Reporting partial short interests does nothing but mask the trickery of hedgies. A good rule change for FINRA would be to report from ALL exchanges both lit and unlit. Get rid of T + 2. Provide exact real time interest charges. Hopefully the SEC would ban naked short covering with options or ban naked shorts entirely. Basically level the playing field between Wall Street and retailers. If we can’t do it or have the available info then no one should.
I am a new investor dating to Feb 2021. With limited experience and a lot of reading, I opened a cash account so I could open a ROTH IRA. With my limited time and knowledge, it didn’t take long for me, a somewhat technically experienced person that something wasn’t square on the other side of my trade. I do not comment here as to fake a persona of a trader but just the opposite… and if I can see something isn’t fair or right… imagine what is happening to those that have years of knowledge and trading experience
The only way to have a trust worthy financial market is through transparency and having a better understanding of what short positions exist and the data involved with them only seems the logical answer. Currently it’s a portion of the market that seems shrouded in mystery. That doesn’t make me want to invest; if anything it has made me shy away.
I would like to see the following changes: Require that firms include synthetic short positions On the FINRA website- Make available short interest data for all equity securities (listed and unlisted).
We need transparency in the market, the more reporting by institutions the better. Illegal naked shooting needs to be stopped.

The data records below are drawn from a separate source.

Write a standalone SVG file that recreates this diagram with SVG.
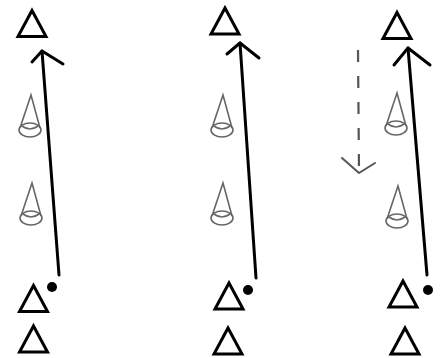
<svg xmlns="http://www.w3.org/2000/svg" xmlns:xlink="http://www.w3.org/1999/xlink" width="443" height="358" viewBox="0 0 443 358">
<style>
.tri{fill:none;stroke:#000;stroke-width:3;stroke-linejoin:miter}
.cone{fill:none;stroke:#666;stroke-width:1.6}
.run{fill:none;stroke:#000;stroke-width:3;stroke-linecap:round;stroke-linejoin:round}
.dash{fill:none;stroke:#555;stroke-width:2.2;stroke-dasharray:12 14}
.dashhead{fill:none;stroke:#555;stroke-width:2;stroke-linecap:round;stroke-linejoin:round}
.ball{fill:#000}
</style>
<defs>
<path id="t" class="tri" d="M0,-13 L14,13 L-14,13 Z"/>
<g id="c" class="cone">
<path d="M-10,-2 L1,-35 L10,-2"/>
<ellipse cx="0" cy="0" rx="11" ry="7"/>
<path d="M-8,-4 Q0,2 8,-4"/>
</g>
</defs>
<rect width="443" height="358" fill="#fff"/>
<g id="col1">
<g id="tri1a"><use xlink:href="#t" x="32" y="23.5"/></g>
<g id="cone1a"><use xlink:href="#c" x="30" y="130"/></g>
<g id="cone1b"><use xlink:href="#c" x="31" y="218"/></g>
<g id="tri1b"><use xlink:href="#t" x="33.5" y="298.5"/></g>
<g id="tri1c"><use xlink:href="#t" x="33.5" y="339"/></g>
<g id="ball1"><circle class="ball" cx="52" cy="287" r="5"/></g>
</g>
<g id="col2">
<g id="tri2a"><use xlink:href="#t" x="225" y="21"/></g>
<g id="cone2a"><use xlink:href="#c" x="222" y="130"/></g>
<g id="cone2b"><use xlink:href="#c" x="222" y="218"/></g>
<g id="tri2b"><use xlink:href="#t" x="229" y="296"/></g>
<g id="tri2c"><use xlink:href="#t" x="228" y="341"/></g>
<g id="ball2"><circle class="ball" cx="248" cy="290" r="5"/></g>
</g>
<g id="col3">
<g id="tri3a"><use xlink:href="#t" x="397" y="25.5"/></g>
<g id="cone3a"><use xlink:href="#c" x="396" y="128"/></g>
<g id="cone3b"><use xlink:href="#c" x="397" y="221"/></g>
<g id="tri3b"><use xlink:href="#t" x="403" y="294"/></g>
<g id="tri3c"><use xlink:href="#t" x="405" y="341"/></g>
<g id="ball3"><circle class="ball" cx="428" cy="290" r="5"/></g>
</g>
<g id="connectors">
<path class="run" d="M59,275 L42,51"/>
<path class="run" d="M32,62 L42,51 L63,64"/>
<path class="run" d="M256,278 L240,43"/>
<path class="run" d="M227,54 L240,43 L259,58"/>
<path class="run" d="M427,275 L408,48"/>
<path class="run" d="M394,65 L408,48 L430,65"/>
<path class="dash" d="M358,50 L359,172"/>
<path class="dashhead" d="M342,158 L359,173 L375,163"/>
</g>
</svg>
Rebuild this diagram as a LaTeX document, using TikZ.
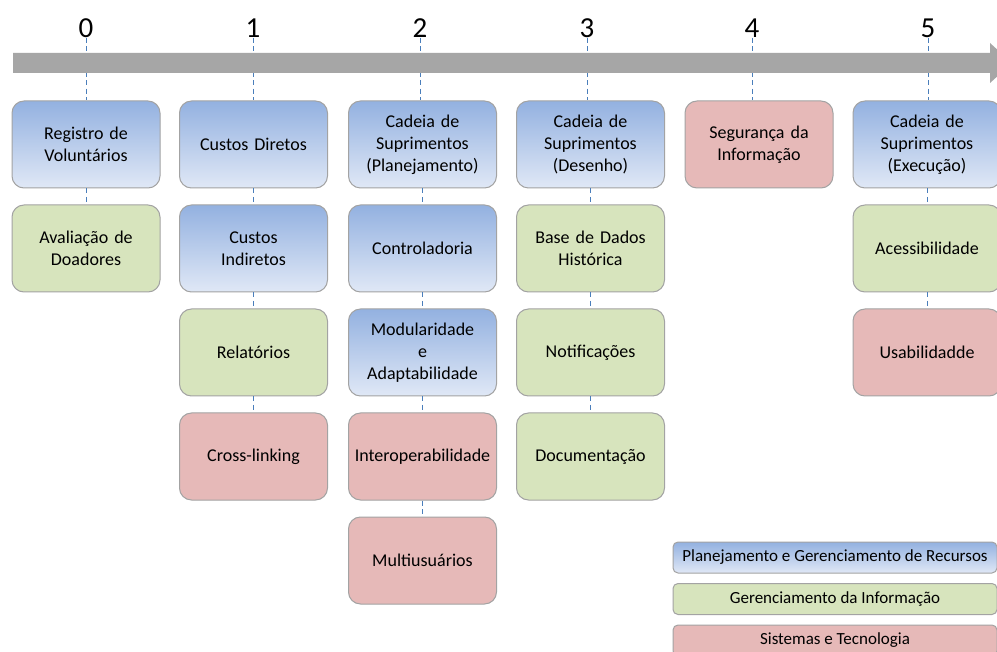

More transparency is a good thing.
The fact that we have to comment to get you to do your job speaks volumes. The whole world sees how corrupt the US stock market is. All trust has been lost. It was extremely easy to see the fraud and corruption happening, yet the media and politicians acted like they had no idea what what was going on. Boomers don't understand how the internet works. The attacks and lies were pathetic and proved how dumb Wall Street really is. To blame Reddit for manipulation in order to hide massive fraud, manipulation, and corruption was the biggest joke we've ever witnessed.